An Open Letter to the Class of 2014
/By this time you are probably wondering how many more goodbyes your uninitiated and untrained hearts can endure before they break to a thousand pieces. You’ve cried through senior prom, graduation, grad night and the many “for the last time” gatherings you and your friends have organized, thinking that this flurry of activities will make the transition from high school to college easier.
The yearbooks have been signed, messages scrawled pledging eternal friendship and well wishes for the future. The pages are starting to fray from your constant rereading and the dropping of an occasional tear or two. You have been warned by those who came ahead of you that the lifespan of a yearbook obsession is short; by the time the temperatures drop and Christmas songs start playing on the airwaves, the yearbook of class 2014, so thoughtfully cared for, may already find its permanent place at the bottom of your drawer.
Unthinkable, you may say. A month after graduation you are still in the midst of collecting and preserving the artifacts of your high school life. There are scrapbooks to be made, photo albums to be filled, CDs to be burned – telltale chronicles of the flow of your lives the last four years.
You listen to us old folks wax nostalgic about our own high school and teenage years and you wonder if 40 years from now, you will be as sentimental and enthusiastic about meeting old classmates as we are now. While you may be all sad and teary-eyed over the inevitable breakup of your friends circle as you move on to college, you have also watched enough movies and TV shows to be aware that emotions of the high school variety eventually fade, overwhelmed quite easily by the roaring, surging waves of new experiences that are before you.
By this time too, you have been saturated with advice – many well-meaning, others too constricting – on how to negotiate the next phase of your journey.

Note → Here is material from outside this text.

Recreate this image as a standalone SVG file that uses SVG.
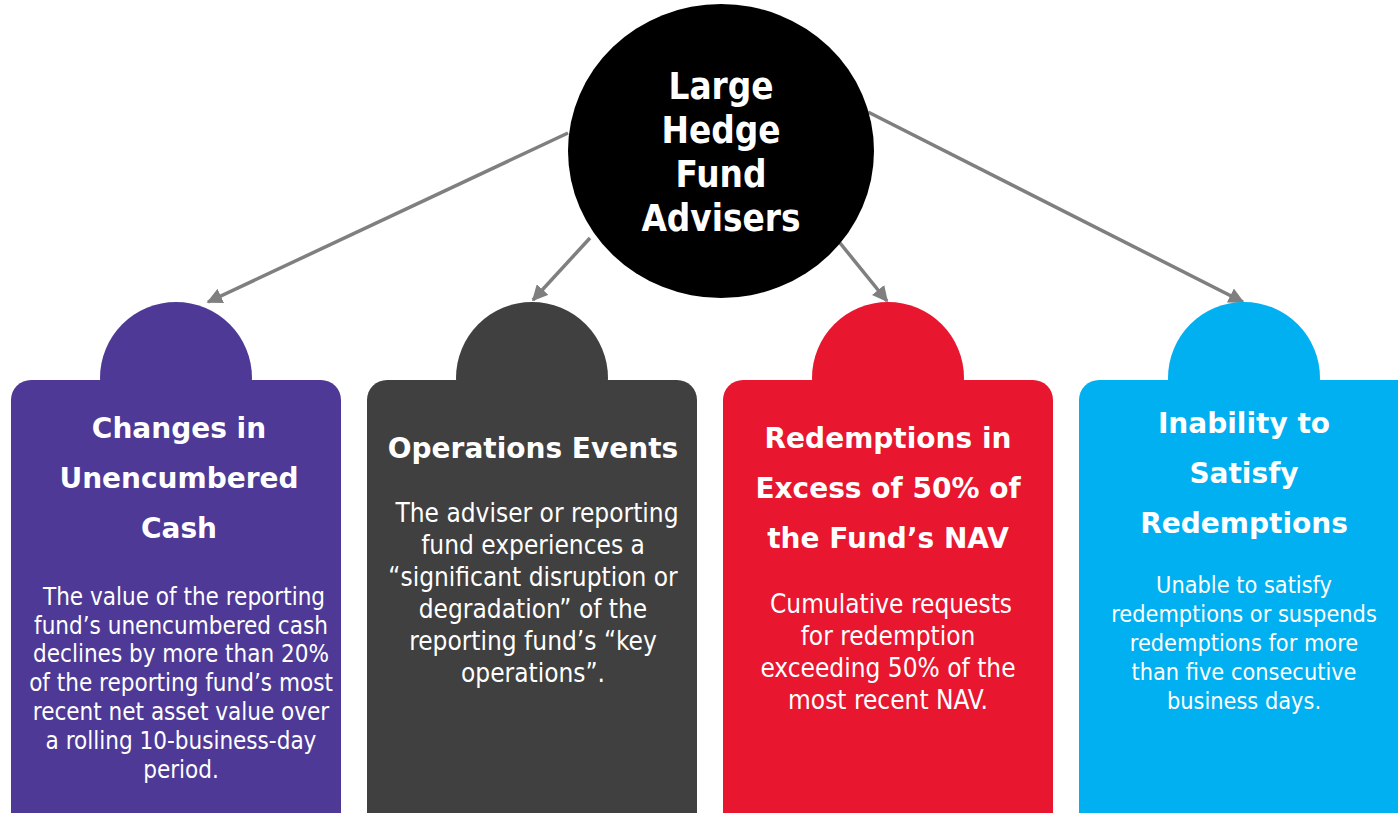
<svg xmlns="http://www.w3.org/2000/svg" width="1398" height="813" viewBox="0 0 1398 813">
<style>
.t{font-family:"DejaVu Sans",sans-serif;font-weight:bold;fill:#fff;text-anchor:middle;font-size:28px}
.b{font-family:"DejaVu Sans Condensed","DejaVu Sans",sans-serif;fill:#fff;text-anchor:middle;font-size:24px}
.b2{font-size:26px}
.b4{font-size:23.3px}
.c{font-family:"DejaVu Sans Condensed","DejaVu Sans",sans-serif;font-weight:bold;fill:#fff;text-anchor:middle;font-size:36.5px}
.ln{stroke:#7f7f7f;stroke-width:3.5;fill:none;marker-end:url(#ah)}
</style>
<defs>
<marker id="ah" viewBox="0 0 10 10" refX="9" refY="5" markerWidth="4.5" markerHeight="4.5" orient="auto" markerUnits="strokeWidth">
<path d="M0,0 L10,5 L0,10 Z" fill="#7f7f7f"/>
</marker>
</defs>
<rect width="1398" height="813" fill="#fff"/>
<g id="connectors">
<line class="ln" x1="568" y1="133" x2="208" y2="302"/>
<line class="ln" x1="590" y1="238" x2="533" y2="300"/>
<line class="ln" x1="840" y1="243" x2="887" y2="301"/>
<line class="ln" x1="868" y1="112" x2="1243" y2="302"/>
</g>
<g id="hub">
<ellipse cx="721" cy="151" rx="153" ry="147" fill="#000"/>
<text class="c" x="721" y="99">Large</text>
<text class="c" x="721" y="143">Hedge</text>
<text class="c" x="721" y="187">Fund</text>
<text class="c" x="721" y="231">Advisers</text>
</g>
<g id="card1">
<circle cx="176" cy="378" r="76" fill="#4E3A96"/>
<rect x="11" y="380" width="330" height="460" rx="20" fill="#4E3A96"/>
<text class="t" x="179" y="438">Changes in</text>
<text class="t" x="179" y="488">Unencumbered</text>
<text class="t" x="179" y="538">Cash</text>
<text class="b" x="184" y="605">The value of the reporting</text>
<text class="b" x="181" y="634">fund’s unencumbered cash</text>
<text class="b" x="181" y="662">declines by more than 20%</text>
<text class="b" x="181" y="691">of the reporting fund’s most</text>
<text class="b" x="181" y="720">recent net asset value over</text>
<text class="b" x="181" y="749">a rolling 10-business-day</text>
<text class="b" x="181" y="778">period.</text>
</g>
<g id="card2">
<circle cx="532" cy="378" r="76" fill="#404040"/>
<rect x="367" y="380" width="330" height="460" rx="20" fill="#404040"/>
<text class="t" x="533" y="458">Operations Events</text>
<text class="b b2" x="537" y="522">The adviser or reporting</text>
<text class="b b2" x="533" y="554">fund experiences a</text>
<text class="b b2" x="533" y="586">“significant disruption or</text>
<text class="b b2" x="533" y="618">degradation” of the</text>
<text class="b b2" x="533" y="650">reporting fund’s “key</text>
<text class="b b2" x="533" y="682">operations”.</text>
</g>
<g id="card3">
<circle cx="888" cy="378" r="76" fill="#E8162F"/>
<rect x="723" y="380" width="330" height="460" rx="20" fill="#E8162F"/>
<text class="t" x="888" y="448">Redemptions in</text>
<text class="t" x="888" y="498">Excess of 50% of</text>
<text class="t" x="888" y="548">the Fund’s NAV</text>
<text class="b b2" x="891" y="613">Cumulative requests</text>
<text class="b b2" x="888" y="645">for redemption</text>
<text class="b b2" x="888" y="677">exceeding 50% of the</text>
<text class="b b2" x="888" y="709">most recent NAV.</text>
</g>
<g id="card4">
<circle cx="1244" cy="378" r="76" fill="#00B0F0"/>
<rect x="1079" y="380" width="340" height="460" rx="20" fill="#00B0F0"/>
<text class="t" x="1244" y="433">Inability to</text>
<text class="t" x="1244" y="483">Satisfy</text>
<text class="t" x="1244" y="533">Redemptions</text>
<text class="b b4" x="1244" y="593">Unable to satisfy</text>
<text class="b b4" x="1244" y="622">redemptions or suspends</text>
<text class="b b4" x="1244" y="651">redemptions for more</text>
<text class="b b4" x="1244" y="680">than five consecutive</text>
<text class="b b4" x="1244" y="709">business days.</text>
</g>
</svg>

Study hard, be good, say your prayers, clean your dorm room, change your bedsheets, budget your allowance, don’t drink and drive, don’t smoke – reminders that, you insist, are unnecessary because you know how to take care of yourself.
You pay more attention to the college students who are home for the summer and brimming with tales of clever workarounds and petty rebellions. Their survival tips are practical and priceless; for example, how and when to recycle leftovers when you are down to your last dollar; or why you should buy yourself a month’s worth of underwear so you don’t have to do the laundry often. Then there are the whispered skills that parents are not supposed to know about: where to get a fake ID so you can buy beer or how to wangle birth control from the school nurse – important knowledge that spell the difference between a colorful college experience or a forgettable one.
Your mood swings from sadness at seeing your old life wilting away and excitement for what lies ahead. A lot of times you lay awake at night wishing that things remain the same. The routine of your life with your family and high school buddies, the familiarity of your hometown, even the weather that your body is used to – all assume a dimension in your mind that wasn’t there before, not when your fantasies of living a bigger, freer life in a bigger universe filled your thoughts and prodded you to choose a college far away.
The rest of this summer will fly by too quickly. In a month or two, you will bid a final goodbye to the old high school that you had alternately loved and hated, to the neighborhood that embraced you as little children and teenagers, to your usual haunts, to the people who have seen you grow up, and to your friends who have been your chosen family outside of home. The finality is not because you will not see them again; it’s because when you come back you will be looking at them with new eyes and they’ll seem different. You will be different.
Right now, you suffer pangs of fear and anxiety. What if the college of your choice turns out to be a dud and you’ll be miserable? What if you won’t have friends there? What if you fail? What if all the preparations you’ve made mentally and psychologically aren’t enough to get you to your ambitions? Will you be able to rewrite the script with the same confidence and enthusiasm you started out with?
Eight years ago when my first daughter moved to the other coast for college, I asked her for only three things: don’t get sick, don’t get into a situation you can’t get out of, and always treat people the way you want to be treated. I thought those were enough, and for the most part they were.
But having done a lot more living since then, I realized that there are more lessons I can invoke. Here then is my personal Desiderata that I hope will help guide your journey:
Be ever conscious and disturbed by the dishonesty and injustice happening around us, but don’t let anger and hatred rule your soul.
Strive to be an educated person, not just a skilled one.
Give free rein to your imagination and creativity and never be shackled by narrow minds, harmful substances and obsolete beliefs.
Always be street-smart and mindful of your personal safety, but get out of your comfort zone once in a while; by testing your limits you’ll be gaining valuable self-knowledge.
Put limits on your vanity. Never forget that you were born in this world not to decorate it but to help make it a better place for everyone.
Above all, be consistently kind – to yourself, to the Earth and to all people because only in kindness will you find personal peace.